Manaea and manager Bob Melvin downplayed the injury after the game and said there are no immediate plans to get Manaea an MRI exam. The team will wait to see how he feels Thursday. Manaea didn’t believe he would miss his next start, saying, “As of right now, no. We’ll just play it day by day.”

Manaea said he felt tightness while warming up in the bullpen and thought it would just take him longer to get loose, but he never did. “It was kind of a little sharp pain, nothing serious. I’ve dealt with it before and it only took me a few days to get back on the mound,” he said. “I’m not really worried about it.”

Manaea’s fastball usually registers in the 93 to 95 mph range. Wednesday, his velocity was no higher than 90 mph and he hit that only a handful of times. “It didn’t make any sense to make him keep pitching,” Melvin said, adding later, “The velo was down from the very start of the game, 88-89, and that’s not who he is.”

Manaea said he had a similar problem during spring training in 2014 and he was held back only a couple of days.

Graveman is scheduled to come off the DL to start at Anaheim on Thursday, and Sonny Gray, who has been out since early March with a lat muscle strain, is expected back next week at Minnesota.

“It seems like kind of a revolving door right now,” Melvin said of the DL. “But it will certainly be nice to get Kendall back and to get Sonny back soon, and hopefully this isn’t a long-term problem with Sean.”

Manaea’s outing Wednesday was his shortest in the big leagues. He allowed four hits and three runs, all in the second.

The A’s scored first, putting up two runs in the first inning on a two-out double by Yonder Alonso that scored Jed Lowrie and Khris Davis. Alonso also crushed a solo homer in the fifth, his fourth home run of the season. He didn’t hit his fourth homer last year until July 8.

That homer cut the Angels’ lead to one, but the Angels roared back with four runs in the seventh, helped by some Oakland mistakes. After Ryan Dull gave up a single and walk and hit a batter, Cameron Maybin’s bases-loaded single scored two. Then Stephen Vogt made the A’s first error in seven games, failing to hang on to a glove-toss from Dull that would have erased a runner at the plate after a bunt by Martin Maldonado.

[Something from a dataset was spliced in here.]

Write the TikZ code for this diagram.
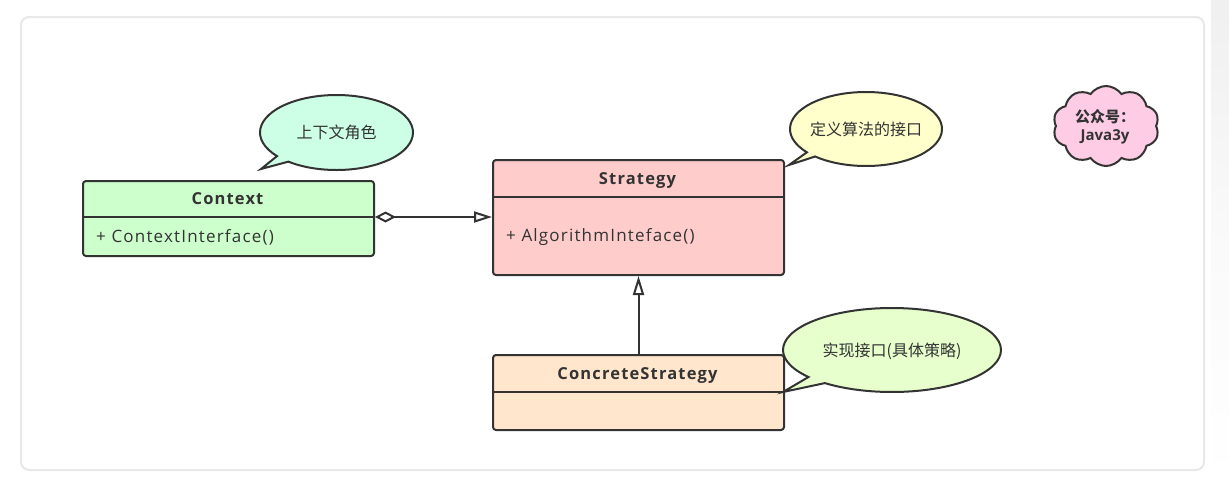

Cesar Valdez, who made his first big-league appearance in nearly seven years last week, took over for Dull with two outs and two on and got Mike Trout to ground out.

Though that was the A’s only error, Melvin was displeased with some poor outfield play that allowed Angels baserunner­s to take extra bases.

Oakland, which dropped back under .500 at 10-11, has lost eight of its past nine games at Angel Stadium.